Interview: Fernando Romero

How would you describe the outlook for the real estate and construction sectors, and what projects to you see contributing to Mexico’s development?

FERNANDO ROMERO: Since the cancellation of the new Mexico City airport and the subsequent measures taken by the local government, the construction and real estate sector has been experiencing a phase of uncertainty. In addition to this, current trade tensions between China and the US – and the consequent global economic instability – are having an impact on investor confidence. As a result, many projects have remained on hold. However, we believe this situation is going to change soon, and that local and federal governments will start promoting and incentivising new developments.
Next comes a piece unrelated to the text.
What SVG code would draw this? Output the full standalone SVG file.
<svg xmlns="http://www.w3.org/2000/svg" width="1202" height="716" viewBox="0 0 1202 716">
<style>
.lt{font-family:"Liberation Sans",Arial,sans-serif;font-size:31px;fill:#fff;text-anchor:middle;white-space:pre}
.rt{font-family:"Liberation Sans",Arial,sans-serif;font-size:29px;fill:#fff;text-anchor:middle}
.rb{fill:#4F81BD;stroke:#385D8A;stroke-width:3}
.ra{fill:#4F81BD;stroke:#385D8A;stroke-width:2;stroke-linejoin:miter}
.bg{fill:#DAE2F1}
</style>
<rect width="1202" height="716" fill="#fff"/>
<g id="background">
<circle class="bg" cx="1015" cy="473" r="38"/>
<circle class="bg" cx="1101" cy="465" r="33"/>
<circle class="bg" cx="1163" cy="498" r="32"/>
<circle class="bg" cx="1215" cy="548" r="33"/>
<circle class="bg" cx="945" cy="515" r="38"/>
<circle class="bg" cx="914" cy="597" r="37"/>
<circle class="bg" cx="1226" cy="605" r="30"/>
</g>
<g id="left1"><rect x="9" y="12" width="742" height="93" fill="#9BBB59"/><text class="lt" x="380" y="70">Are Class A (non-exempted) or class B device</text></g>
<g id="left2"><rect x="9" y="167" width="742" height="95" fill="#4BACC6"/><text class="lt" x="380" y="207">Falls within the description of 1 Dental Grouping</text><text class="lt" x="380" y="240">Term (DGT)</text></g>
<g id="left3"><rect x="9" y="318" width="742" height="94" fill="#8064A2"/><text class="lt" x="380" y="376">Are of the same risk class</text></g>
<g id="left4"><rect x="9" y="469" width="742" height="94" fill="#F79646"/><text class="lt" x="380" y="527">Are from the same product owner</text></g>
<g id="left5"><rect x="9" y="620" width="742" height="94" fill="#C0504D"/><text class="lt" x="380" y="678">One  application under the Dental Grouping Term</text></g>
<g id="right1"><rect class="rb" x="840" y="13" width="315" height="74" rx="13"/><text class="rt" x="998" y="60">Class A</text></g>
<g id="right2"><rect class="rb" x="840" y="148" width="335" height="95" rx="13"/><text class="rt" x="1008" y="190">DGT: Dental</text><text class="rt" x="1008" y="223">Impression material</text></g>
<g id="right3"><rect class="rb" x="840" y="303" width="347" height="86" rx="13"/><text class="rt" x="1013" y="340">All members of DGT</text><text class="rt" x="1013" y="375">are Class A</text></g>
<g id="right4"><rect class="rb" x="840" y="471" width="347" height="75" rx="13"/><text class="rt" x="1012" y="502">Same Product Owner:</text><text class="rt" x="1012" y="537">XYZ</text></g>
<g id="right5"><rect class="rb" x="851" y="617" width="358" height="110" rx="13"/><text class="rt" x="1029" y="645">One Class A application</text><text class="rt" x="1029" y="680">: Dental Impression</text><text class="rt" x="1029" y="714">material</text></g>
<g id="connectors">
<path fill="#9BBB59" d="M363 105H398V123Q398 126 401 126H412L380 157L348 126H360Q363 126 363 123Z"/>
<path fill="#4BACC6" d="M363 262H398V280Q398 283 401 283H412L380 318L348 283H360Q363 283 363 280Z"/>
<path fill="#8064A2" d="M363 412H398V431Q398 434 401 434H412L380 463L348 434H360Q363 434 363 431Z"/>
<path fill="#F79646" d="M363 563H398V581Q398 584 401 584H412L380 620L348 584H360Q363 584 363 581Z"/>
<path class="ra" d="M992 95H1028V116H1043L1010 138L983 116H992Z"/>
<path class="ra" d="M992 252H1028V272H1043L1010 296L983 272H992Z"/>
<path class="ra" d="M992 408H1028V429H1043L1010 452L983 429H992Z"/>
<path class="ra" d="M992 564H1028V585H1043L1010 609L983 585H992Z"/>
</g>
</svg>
Nevertheless, Mexico is facing challenges both with finishing infrastructure projects that were planned during the previous administration, as well as moving forward with projects prioritised by the current government, such as the Mayan Train and the Trans-Isthmus railway projects. One of the most promising features of the Trans-Isthmus railway project over the next 15 years will be the development of a hyperloop network, which will transport people and cargo across the country and to the US with the support of electromagnetic power. It is the most efficient transport system in the world, and it holds the potential to significantly boost connectivity between Mexico’s most important industrial and commercial corridors, US border cities, the Gulf of Mexico and the Pacific coast. This would allow Mexico to compete on equal terms with the Panama Canal.

In what ways are the latest social and economic policy trends affecting future sector growth?
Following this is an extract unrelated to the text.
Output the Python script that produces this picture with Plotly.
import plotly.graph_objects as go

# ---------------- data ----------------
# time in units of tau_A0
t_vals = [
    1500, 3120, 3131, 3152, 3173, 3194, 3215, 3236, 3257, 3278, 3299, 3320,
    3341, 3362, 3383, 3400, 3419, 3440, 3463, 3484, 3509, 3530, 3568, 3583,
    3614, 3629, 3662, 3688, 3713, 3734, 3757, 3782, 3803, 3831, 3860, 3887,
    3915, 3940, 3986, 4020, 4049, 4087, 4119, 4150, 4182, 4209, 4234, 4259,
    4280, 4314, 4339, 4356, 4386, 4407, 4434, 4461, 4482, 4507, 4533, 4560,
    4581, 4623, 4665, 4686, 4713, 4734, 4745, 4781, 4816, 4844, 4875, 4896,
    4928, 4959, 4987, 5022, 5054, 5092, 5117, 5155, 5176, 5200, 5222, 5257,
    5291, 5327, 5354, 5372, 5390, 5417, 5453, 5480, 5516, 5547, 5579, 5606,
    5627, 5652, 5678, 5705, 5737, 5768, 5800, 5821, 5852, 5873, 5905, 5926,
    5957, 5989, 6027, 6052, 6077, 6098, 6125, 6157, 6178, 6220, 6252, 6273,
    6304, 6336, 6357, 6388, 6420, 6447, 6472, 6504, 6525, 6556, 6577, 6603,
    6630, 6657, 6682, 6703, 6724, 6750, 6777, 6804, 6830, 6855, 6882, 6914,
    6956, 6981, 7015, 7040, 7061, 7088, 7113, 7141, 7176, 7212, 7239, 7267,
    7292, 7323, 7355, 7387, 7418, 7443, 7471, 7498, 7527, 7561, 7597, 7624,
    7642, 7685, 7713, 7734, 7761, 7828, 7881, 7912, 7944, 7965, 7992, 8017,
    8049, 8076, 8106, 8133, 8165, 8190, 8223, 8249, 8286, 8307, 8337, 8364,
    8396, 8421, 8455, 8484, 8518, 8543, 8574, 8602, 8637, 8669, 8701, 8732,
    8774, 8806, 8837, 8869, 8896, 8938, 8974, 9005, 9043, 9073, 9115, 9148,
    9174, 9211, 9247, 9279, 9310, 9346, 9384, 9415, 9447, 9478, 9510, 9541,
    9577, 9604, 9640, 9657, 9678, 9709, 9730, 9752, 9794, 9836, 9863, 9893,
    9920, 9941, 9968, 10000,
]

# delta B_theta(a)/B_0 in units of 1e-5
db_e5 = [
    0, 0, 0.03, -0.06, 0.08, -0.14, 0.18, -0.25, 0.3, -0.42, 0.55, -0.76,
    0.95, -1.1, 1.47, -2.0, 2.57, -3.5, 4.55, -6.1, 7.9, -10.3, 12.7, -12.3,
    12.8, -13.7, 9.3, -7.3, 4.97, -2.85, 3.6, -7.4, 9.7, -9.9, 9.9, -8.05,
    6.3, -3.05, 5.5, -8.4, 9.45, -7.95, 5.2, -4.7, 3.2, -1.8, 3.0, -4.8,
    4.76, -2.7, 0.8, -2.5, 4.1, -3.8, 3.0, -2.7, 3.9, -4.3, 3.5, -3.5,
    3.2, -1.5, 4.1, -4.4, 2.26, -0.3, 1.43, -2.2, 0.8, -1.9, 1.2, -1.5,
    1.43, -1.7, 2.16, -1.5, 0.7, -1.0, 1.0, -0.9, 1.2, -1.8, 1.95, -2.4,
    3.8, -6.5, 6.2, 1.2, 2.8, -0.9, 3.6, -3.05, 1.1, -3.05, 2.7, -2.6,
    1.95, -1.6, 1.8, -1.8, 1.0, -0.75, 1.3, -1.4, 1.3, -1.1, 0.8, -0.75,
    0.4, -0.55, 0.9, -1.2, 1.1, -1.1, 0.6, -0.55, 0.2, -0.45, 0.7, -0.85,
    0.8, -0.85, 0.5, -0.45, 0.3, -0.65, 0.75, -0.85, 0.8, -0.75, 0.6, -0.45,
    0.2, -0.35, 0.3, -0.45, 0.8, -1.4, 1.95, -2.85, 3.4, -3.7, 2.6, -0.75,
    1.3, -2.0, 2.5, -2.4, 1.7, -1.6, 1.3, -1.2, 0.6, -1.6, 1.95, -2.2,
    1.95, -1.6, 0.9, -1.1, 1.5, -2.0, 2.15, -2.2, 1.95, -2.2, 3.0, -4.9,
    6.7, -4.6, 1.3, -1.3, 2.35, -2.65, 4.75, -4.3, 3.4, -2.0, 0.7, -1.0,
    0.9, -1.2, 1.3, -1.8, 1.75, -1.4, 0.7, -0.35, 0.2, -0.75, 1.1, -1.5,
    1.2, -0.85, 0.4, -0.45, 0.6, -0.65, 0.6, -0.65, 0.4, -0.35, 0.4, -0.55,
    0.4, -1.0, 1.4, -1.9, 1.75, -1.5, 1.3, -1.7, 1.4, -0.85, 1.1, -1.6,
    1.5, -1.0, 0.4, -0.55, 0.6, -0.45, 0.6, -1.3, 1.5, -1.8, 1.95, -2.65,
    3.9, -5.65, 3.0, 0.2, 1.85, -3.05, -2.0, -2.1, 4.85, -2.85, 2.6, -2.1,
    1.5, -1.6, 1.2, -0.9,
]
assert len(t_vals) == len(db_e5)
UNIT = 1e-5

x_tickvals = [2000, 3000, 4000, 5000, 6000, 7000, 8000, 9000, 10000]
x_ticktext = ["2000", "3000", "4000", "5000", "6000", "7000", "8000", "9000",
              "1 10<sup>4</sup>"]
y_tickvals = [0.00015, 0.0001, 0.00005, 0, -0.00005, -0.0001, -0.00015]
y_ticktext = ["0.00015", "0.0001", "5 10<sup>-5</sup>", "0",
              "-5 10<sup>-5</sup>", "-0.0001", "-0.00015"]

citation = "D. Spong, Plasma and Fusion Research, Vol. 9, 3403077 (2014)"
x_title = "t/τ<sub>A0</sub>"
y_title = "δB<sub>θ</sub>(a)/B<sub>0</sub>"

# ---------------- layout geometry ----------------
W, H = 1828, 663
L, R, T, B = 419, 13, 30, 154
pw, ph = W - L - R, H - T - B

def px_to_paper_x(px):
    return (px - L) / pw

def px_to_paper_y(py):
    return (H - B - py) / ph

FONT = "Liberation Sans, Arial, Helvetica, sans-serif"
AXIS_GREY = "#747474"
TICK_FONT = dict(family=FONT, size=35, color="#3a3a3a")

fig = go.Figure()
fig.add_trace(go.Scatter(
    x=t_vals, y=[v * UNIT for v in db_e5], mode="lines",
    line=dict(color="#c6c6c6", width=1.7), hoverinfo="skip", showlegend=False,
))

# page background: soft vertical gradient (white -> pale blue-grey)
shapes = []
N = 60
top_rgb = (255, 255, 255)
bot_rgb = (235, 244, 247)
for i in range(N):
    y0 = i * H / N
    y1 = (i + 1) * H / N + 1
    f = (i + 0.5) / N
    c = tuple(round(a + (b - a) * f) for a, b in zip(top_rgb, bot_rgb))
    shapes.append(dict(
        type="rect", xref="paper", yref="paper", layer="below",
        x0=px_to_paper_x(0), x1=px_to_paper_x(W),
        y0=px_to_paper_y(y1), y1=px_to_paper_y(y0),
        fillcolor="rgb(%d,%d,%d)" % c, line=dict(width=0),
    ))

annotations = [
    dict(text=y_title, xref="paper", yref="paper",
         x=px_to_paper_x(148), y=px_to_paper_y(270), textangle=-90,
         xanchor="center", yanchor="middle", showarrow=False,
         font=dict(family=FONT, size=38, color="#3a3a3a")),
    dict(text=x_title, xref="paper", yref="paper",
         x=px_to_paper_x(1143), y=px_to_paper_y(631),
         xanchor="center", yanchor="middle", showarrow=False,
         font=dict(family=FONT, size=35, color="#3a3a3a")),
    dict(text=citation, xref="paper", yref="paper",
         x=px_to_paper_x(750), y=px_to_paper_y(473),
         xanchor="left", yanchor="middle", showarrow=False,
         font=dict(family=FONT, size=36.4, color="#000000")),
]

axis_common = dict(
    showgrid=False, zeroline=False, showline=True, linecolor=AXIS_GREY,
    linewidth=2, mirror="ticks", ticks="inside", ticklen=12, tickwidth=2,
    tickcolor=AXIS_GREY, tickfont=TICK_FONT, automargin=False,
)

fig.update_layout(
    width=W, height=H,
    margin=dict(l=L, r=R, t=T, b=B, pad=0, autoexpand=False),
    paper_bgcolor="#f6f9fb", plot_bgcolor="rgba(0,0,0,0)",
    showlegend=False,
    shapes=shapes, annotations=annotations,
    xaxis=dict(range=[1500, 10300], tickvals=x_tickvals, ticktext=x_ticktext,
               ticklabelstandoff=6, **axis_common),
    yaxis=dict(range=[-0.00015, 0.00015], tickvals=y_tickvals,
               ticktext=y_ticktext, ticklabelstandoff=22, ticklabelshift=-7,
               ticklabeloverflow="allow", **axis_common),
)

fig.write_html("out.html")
ROMERO: With regard to trade, transport infrastructure between the US and Mexico needs to be updated. Most of the 35 border points we share were built over 30 years ago. Connectivity to the US is of significant importance to the Mexican economy, not only for the transportation of cargo and goods, but also for those who regularly commute across the border for work. Improving border infrastructure will provide a number of opportunities for growth in the construction sector.
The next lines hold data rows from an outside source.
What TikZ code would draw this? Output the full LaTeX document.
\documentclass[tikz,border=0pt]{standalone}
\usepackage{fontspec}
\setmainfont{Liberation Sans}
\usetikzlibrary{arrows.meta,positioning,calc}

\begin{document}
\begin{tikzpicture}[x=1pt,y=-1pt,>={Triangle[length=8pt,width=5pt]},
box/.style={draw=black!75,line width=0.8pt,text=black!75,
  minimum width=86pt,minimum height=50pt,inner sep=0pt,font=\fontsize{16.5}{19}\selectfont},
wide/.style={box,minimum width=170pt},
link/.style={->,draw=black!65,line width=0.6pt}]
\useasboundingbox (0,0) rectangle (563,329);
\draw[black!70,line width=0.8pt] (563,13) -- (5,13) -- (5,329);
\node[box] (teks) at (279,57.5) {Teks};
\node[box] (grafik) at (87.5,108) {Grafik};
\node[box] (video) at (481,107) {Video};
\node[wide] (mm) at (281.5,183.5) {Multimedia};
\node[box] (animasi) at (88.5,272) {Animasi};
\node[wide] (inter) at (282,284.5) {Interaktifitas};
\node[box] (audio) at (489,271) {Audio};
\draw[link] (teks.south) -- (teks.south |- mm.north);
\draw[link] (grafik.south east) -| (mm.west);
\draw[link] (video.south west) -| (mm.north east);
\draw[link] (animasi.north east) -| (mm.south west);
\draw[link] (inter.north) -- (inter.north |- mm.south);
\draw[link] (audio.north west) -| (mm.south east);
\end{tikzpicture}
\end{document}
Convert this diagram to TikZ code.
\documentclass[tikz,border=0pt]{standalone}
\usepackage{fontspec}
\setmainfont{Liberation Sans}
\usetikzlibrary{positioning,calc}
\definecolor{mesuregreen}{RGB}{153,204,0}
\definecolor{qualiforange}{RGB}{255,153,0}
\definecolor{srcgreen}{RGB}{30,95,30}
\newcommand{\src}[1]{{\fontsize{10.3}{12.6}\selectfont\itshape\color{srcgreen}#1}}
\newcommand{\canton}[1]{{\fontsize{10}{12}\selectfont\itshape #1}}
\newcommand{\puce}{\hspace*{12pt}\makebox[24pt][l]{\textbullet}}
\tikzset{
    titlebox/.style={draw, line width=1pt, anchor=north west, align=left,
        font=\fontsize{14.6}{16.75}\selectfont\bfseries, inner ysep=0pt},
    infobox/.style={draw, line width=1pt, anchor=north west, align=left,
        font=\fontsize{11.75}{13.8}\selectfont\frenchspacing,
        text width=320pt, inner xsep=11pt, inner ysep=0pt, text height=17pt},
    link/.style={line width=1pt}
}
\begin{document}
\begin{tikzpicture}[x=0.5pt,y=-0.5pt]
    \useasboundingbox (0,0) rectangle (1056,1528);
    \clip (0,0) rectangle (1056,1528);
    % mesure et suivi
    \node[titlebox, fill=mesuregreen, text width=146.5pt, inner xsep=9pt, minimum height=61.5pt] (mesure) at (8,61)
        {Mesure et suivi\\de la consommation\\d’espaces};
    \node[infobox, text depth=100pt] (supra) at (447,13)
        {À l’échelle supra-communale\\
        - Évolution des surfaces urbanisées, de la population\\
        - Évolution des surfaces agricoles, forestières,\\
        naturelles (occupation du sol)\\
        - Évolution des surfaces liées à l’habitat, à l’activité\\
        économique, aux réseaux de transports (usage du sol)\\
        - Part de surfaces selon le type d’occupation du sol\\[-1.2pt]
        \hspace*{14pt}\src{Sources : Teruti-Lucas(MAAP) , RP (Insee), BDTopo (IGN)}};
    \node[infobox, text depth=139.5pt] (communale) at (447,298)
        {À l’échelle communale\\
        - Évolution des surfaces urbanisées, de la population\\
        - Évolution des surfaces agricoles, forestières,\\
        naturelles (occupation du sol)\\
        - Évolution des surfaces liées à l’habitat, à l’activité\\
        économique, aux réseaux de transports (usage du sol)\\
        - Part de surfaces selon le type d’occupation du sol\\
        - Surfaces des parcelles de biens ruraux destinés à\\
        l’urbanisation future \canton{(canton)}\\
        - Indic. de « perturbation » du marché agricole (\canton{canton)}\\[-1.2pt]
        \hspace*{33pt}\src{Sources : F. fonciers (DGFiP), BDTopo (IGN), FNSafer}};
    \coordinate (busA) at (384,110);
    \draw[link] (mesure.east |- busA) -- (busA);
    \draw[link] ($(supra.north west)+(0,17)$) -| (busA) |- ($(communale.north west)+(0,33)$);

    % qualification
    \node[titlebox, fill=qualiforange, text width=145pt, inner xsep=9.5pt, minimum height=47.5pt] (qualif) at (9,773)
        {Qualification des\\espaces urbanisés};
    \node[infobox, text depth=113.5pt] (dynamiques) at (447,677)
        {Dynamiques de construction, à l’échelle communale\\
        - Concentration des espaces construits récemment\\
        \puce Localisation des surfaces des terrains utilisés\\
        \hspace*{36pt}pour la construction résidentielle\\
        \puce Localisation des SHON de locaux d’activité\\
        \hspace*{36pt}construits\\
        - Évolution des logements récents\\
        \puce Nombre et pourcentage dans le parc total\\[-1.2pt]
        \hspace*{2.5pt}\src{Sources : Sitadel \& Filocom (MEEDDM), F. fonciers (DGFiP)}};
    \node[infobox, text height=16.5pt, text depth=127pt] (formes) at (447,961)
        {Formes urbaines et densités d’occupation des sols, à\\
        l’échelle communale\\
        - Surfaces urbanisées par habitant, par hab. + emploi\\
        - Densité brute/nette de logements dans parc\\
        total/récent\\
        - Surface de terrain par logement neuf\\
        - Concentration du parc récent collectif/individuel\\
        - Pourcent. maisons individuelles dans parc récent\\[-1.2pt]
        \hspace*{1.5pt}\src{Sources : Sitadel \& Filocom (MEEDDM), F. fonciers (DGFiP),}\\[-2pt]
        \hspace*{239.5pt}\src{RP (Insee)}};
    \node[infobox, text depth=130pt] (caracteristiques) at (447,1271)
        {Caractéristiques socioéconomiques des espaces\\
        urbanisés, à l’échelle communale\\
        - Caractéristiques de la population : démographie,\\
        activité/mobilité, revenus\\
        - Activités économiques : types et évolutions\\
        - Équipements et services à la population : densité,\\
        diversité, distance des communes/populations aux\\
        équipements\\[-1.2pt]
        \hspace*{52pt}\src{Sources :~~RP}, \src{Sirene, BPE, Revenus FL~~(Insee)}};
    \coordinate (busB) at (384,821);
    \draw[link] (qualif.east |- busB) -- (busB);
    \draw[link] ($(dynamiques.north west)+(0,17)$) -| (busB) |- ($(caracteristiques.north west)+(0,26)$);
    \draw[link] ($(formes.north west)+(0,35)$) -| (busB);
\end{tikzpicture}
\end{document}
We also believe it is crucial for the future of our country to consolidate trade relations with the ratification of the US-Mexico-Canada trade agreement. We have to acknowledge this mandate is driven by a social agenda, hence innovative and state-of-the-art infrastructure projects have been set aside for time being. Considering that this is a cycle, construction, infrastructure and real estate companies should provide solutions for the issues the government intends to tackle. In this regard, the residential segment – particularly affordable housing – will offer many opportunities for the local market. The challenge will be to reverse the current trend of building inefficient, low-quality housing, and instead construct sustainable, high-quality affordable homes for working families. This will boost the quality of life for the most disadvantaged citizens, as well as bring many business opportunities to construction companies, create jobs and contribute to the multiplier effect for the benefit of the broader economy.

What is being done to integrate new technologies and sustainable practices in the sector?

ROMERO: The use of efficiency and sustainability technology was developed to some extent in Mexico, but there is still a lot to do in the future in order to fully benefit from these technologies in the construction sector. Nevertheless, the government should take the lead in better integrating a sustainability agenda in large-scale infrastructure projects that are funded or promoted by federal and local administrations. If the government and the private sector can work together towards common goals, this will provide a number of opportunities. In terms of specific industry technologies, building information modelling will be key in making infrastructure projects more efficient and helping construction companies tackle climate change.